J.T.: Absolutely, all this has already been destructive beyond belief. But it’s very hard for me to believe the United States would actually implement war reparations, even though you have people like Jeane Kirkpatrick making a big deal of it.
As the case of Germany after World War I shows, imposing reparations is the fastest way to alienate the population and inflame nationalism. In fact, what I’ve been saying to people about this war is that it is more analogous to World War I than anything else.
ATC: What about the broader regional perspective?
J.T.: It’s certainly clear that to couple this coalition together, and to get the kind of support required during the military confrontation, the United States is making considerable promises.
In terms of Turkey, for example, they’ve had to give considerable support to the Ozal regime not just military and financial support, but probably consideration for Turkish designs elsewhere, especially on Cyprus and possibly changes in Turkey’s southern border with Iraq.
Likewise with Syria, the Asad regime has already gotten favor with Washington, and the United States has essentially said Syria could retain its sphere of influence in the Beka’a Valley and install a pro-Syrian government in what remains of Lebanon.
From the Egyptian perspective, it’s really a matter of propping up a regime in terrible financial and internal difficulties—continuing the support Egypt has been getting since Camp David.

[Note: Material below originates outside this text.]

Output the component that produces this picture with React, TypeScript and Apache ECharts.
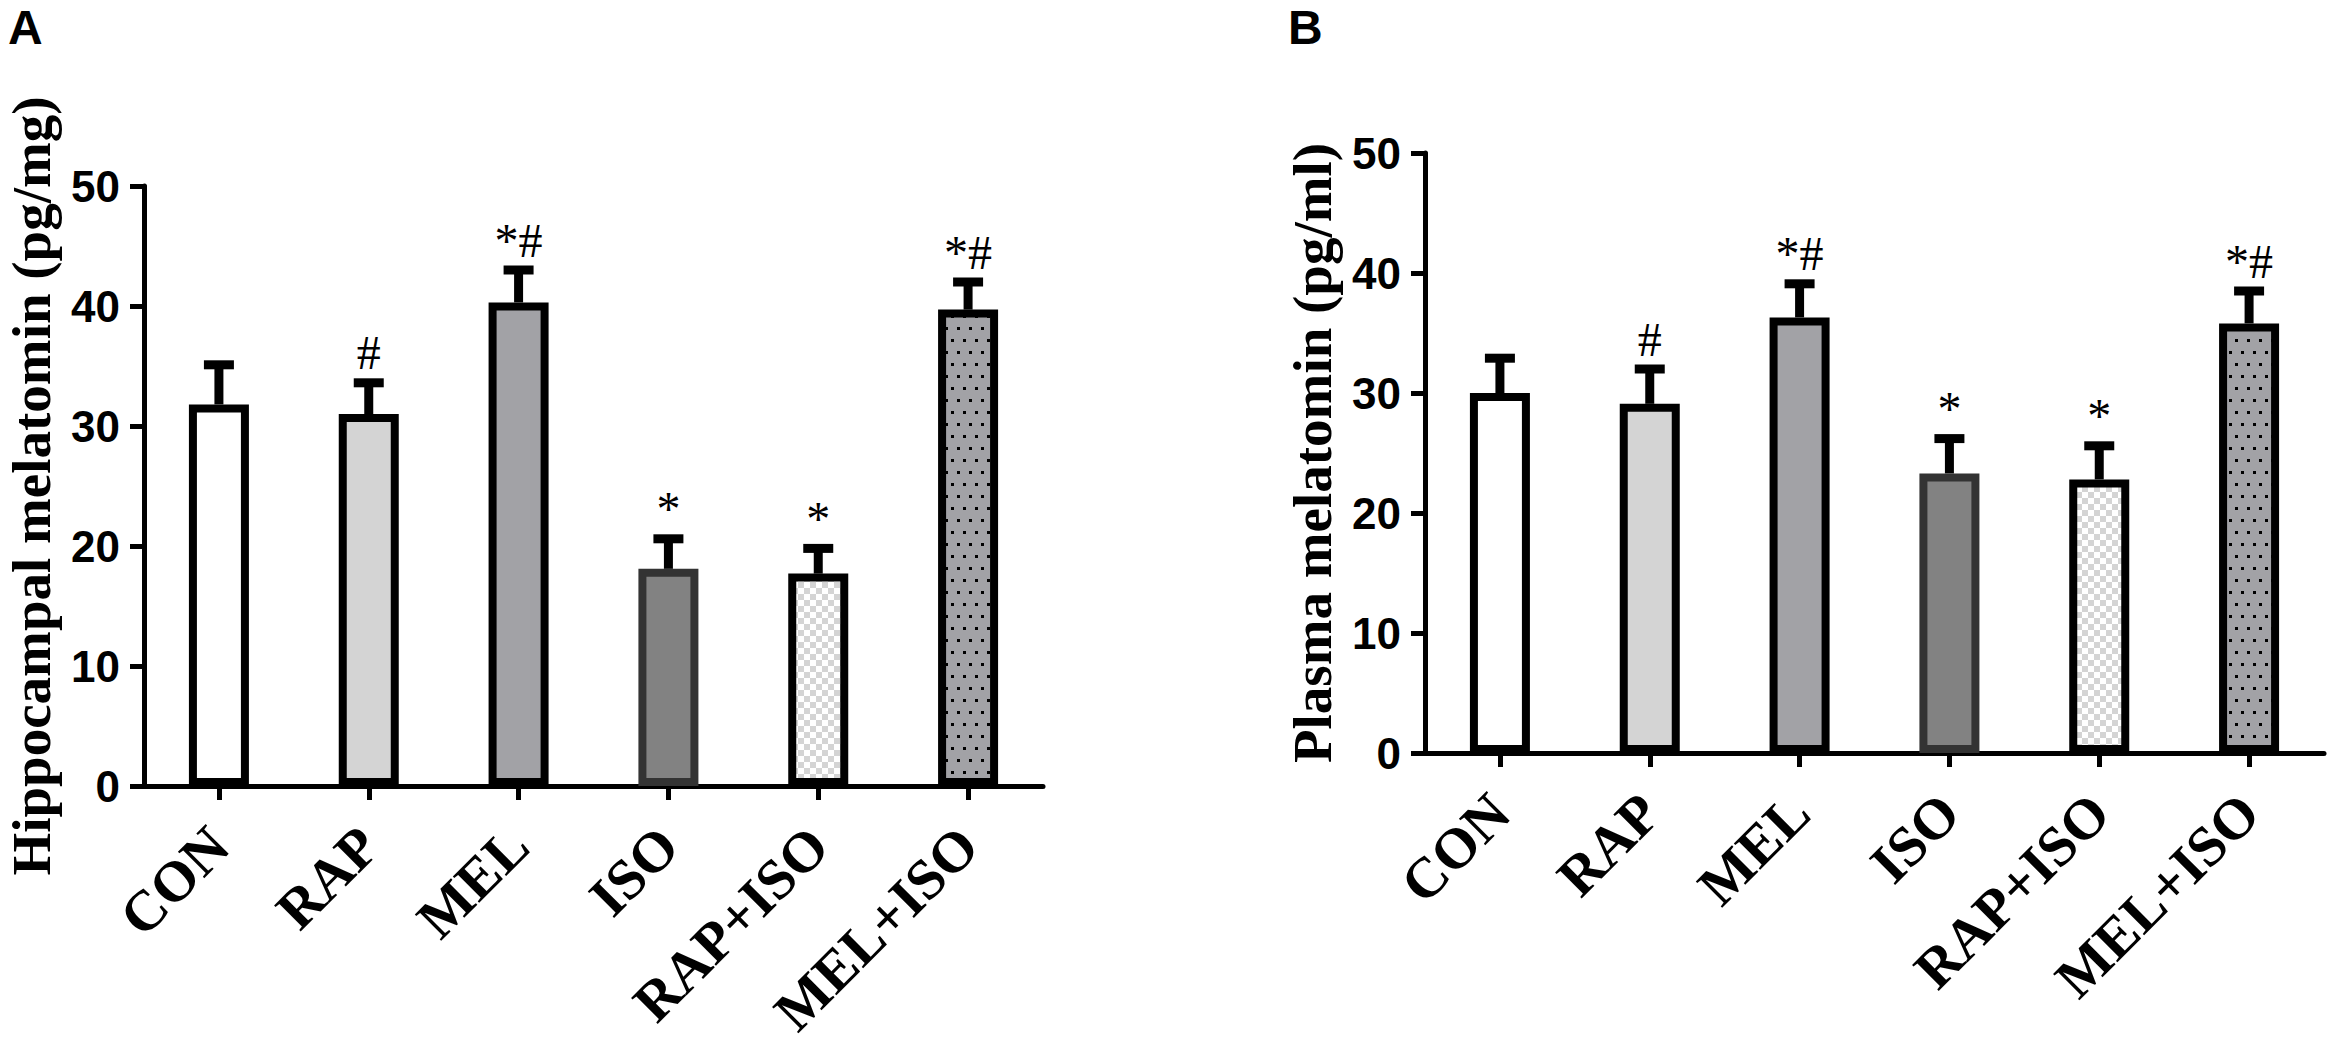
import React, { useEffect, useRef } from "react";
import * as echarts from "echarts";

const categories = ["CON", "RAP", "MEL", "ISO", "RAP+ISO", "MEL+ISO"];
const hippoMean = [31.8, 31.0, 40.3, 18.1, 17.7, 39.7];
const hippoTop = [35.1, 33.6, 43.0, 20.6, 19.8, 42.0];
const plasmaMean = [30.0, 29.1, 36.3, 23.3, 22.8, 35.8];
const plasmaTop = [32.9, 32.0, 39.1, 26.2, 25.6, 38.5];
const sigLabels = ["", "#", "*#", "*", "*", "*#"];
const panelLetters = ["A", "B"];
const yTitles = ["Hippocampal melatomin (pg/mg)", "Plasma melatomin (pg/ml)"];

function makeChecker(): HTMLCanvasElement {
  const c = document.createElement("canvas");
  c.width = 12;
  c.height = 12;
  const g = c.getContext("2d")!;
  g.fillStyle = "#ffffff";
  g.fillRect(0, 0, 12, 12);
  g.fillStyle = "#d4d4d4";
  g.fillRect(0, 0, 6, 6);
  g.fillRect(6, 6, 6, 6);
  return c;
}

function makeDots(): HTMLCanvasElement {
  const c = document.createElement("canvas");
  c.width = 12;
  c.height = 24;
  const g = c.getContext("2d")!;
  g.fillStyle = "#a2a2a6";
  g.fillRect(0, 0, 12, 24);
  g.fillStyle = "#000000";
  g.fillRect(3, 3, 3, 3);
  g.fillRect(9, 15, 3, 3);
  return c;
}

export default function App() {
  const ref = useRef<HTMLDivElement>(null);

  useEffect(() => {
    document.body.style.margin = "0";
    if (!ref.current) return;
    const chart = echarts.init(ref.current, null, { renderer: "svg" });

    const checker = { image: makeChecker(), repeat: "repeat" };
    const dots = { image: makeDots(), repeat: "repeat" };
    const styles: any[] = [
      { color: "#ffffff", borderColor: "#000000" },
      { color: "#d4d4d4", borderColor: "#000000" },
      { color: "#a2a2a6", borderColor: "#000000" },
      { color: "#828282", borderColor: "#333333" },
      { color: checker, borderColor: "#000000" },
      { color: dots, borderColor: "#000000" },
    ];

    const grids = [
      { left: 144, top: 186, width: 899, height: 600 },
      { left: 1425, top: 153, width: 899, height: 600 },
    ];

    const means = [hippoMean, plasmaMean];
    const tops = [hippoTop, plasmaTop];

    const xAxes = grids.map((_, gi) => ({
      type: "category",
      gridIndex: gi,
      data: categories,
      boundaryGap: true,
      axisLine: { show: true, lineStyle: { color: "#000", width: 5 } },
      axisTick: { show: true, alignWithLabel: true, length: 14, lineStyle: { color: "#000", width: 5 } },
      axisLabel: {
        interval: 0,
        rotate: 45,
        margin: 50,
        color: "#000",
        fontFamily: "Liberation Serif",
        fontWeight: "bold",
        fontSize: 57,
      },
      splitLine: { show: false },
    }));

    const yAxes = grids.map((_, gi) => ({
      type: "value",
      gridIndex: gi,
      min: 0,
      max: 50,
      interval: 10,
      name: yTitles[gi],
      nameLocation: "middle",
      nameGap: 85,
      nameTextStyle: {
        color: "#000",
        fontFamily: "Liberation Serif",
        fontWeight: "bold",
        fontSize: 55,
      },
      axisLine: { show: true, lineStyle: { color: "#000", width: 5 } },
      axisTick: { show: true, length: 14, lineStyle: { color: "#000", width: 5 } },
      axisLabel: {
        margin: 24,
        color: "#000",
        fontFamily: "Liberation Sans",
        fontWeight: "bold",
        fontSize: 44,
      },
      splitLine: { show: false },
    }));

    const series: any[] = [];
    grids.forEach((_, gi) => {
      series.push({
        type: "bar",
        xAxisIndex: gi,
        yAxisIndex: gi,
        barWidth: 60,
        z: 2,
        data: means[gi].map((v, i) => ({
          value: v,
          itemStyle: { ...styles[i], borderWidth: 8 },
        })),
      });
      series.push({
        type: "custom",
        xAxisIndex: gi,
        yAxisIndex: gi,
        z: 3,
        encode: { x: 0, y: [1, 2] },
        data: means[gi].map((v, i) => [i, v, tops[gi][i]]),
        renderItem: (params: any, api: any) => {
          const idx = api.value(0);
          const p0 = api.coord([idx, api.value(1)]);
          const p1 = api.coord([idx, api.value(2)]);
          const label = sigLabels[params.dataIndex];
          const children: any[] = [
            {
              type: "line",
              shape: { x1: p0[0], y1: p0[1], x2: p1[0], y2: p1[1] },
              style: { stroke: "#000", lineWidth: 9, lineCap: "butt" },
            },
            {
              type: "line",
              shape: { x1: p1[0] - 15, y1: p1[1], x2: p1[0] + 15, y2: p1[1] },
              style: { stroke: "#000", lineWidth: 9, lineCap: "butt" },
            },
          ];
          if (label) {
            children.push({
              type: "text",
              x: p1[0],
              y: p1[1] - 6,
              style: {
                text: label,
                align: "center",
                verticalAlign: "bottom",
                textAlign: "center",
                textVerticalAlign: "bottom",
                font: '48px "Liberation Serif"',
                fill: "#000",
              },
            });
          }
          return { type: "group", children };
        },
      });
    });

    chart.setOption({
      animation: false,
      backgroundColor: "#ffffff",
      title: [
        {
          text: panelLetters[0],
          left: 8,
          top: 3,
          padding: 0,
          textStyle: { fontFamily: "Liberation Sans", fontWeight: "bold", fontSize: 48, color: "#000" },
        },
        {
          text: panelLetters[1],
          left: 1288,
          top: 3,
          padding: 0,
          textStyle: { fontFamily: "Liberation Sans", fontWeight: "bold", fontSize: 48, color: "#000" },
        },
      ],
      grid: grids,
      xAxis: xAxes,
      yAxis: yAxes,
      series,
    });

    return () => chart.dispose();
  }, []);

  return <div ref={ref} style={{ width: 2332, height: 1043 }} />;
}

And for Israel, particularly in the last few days [this interview was conducted the day after the January22 SCUD attack on Tel Aviv–ed.], to get the Israelis not to respond the Bush administration has to make some very considerable concessions. This will not only mean expanded economic support but more important, in the long term, a promise to support Israel’s policy of refusing to deal with the Palestinians or accept any kind of peace conference.
The Occupied Territories will be incorporated whether through annexation or the Bantustan model. The Palestinian people, obviously, are the biggest losers.
ATC: In this kind of scenario, what would be the next likely phase of conflicts? And where would a peace and solidarity movement in the United States become relevant?
J.T.: Once the immediate conflict is over, these arrangements would have to be put in place. At that point there would be at least a small opportunity to introduce a debate on these issues to the American public.
A kit can be done in organizing and demanding open discussion of the interlocking conflicts in the Middle East. Rather than have a few decision makers in Washington D.C. get a rubber stamp from Congress, the public should demand discussion on the issues of Palestine, Lebanon, Cyprus, Iraq and Kuwait.
At least, the administration in Washington must see the public for once demanding some debate. If there were at least a murmur of that in the United States, given the enormous sentimental-ready existing in Europe for dealing with these issues as a totality, there might at least be some pressure on the U.S. government not to implement unilaterally whatever it wants.
Along with these demands for international resolution of these issues as a package, there should be a discussion about the issue of petroleum. The crisis has obscured the obscene profligacy of the United States’ use of oil and the absence of development of alternative energy sources. Among people who don’t understand the deeper imperial realities of the U.S. policy, this debate would undercut some of the support that exists for going to war to protect “our” oil supplies.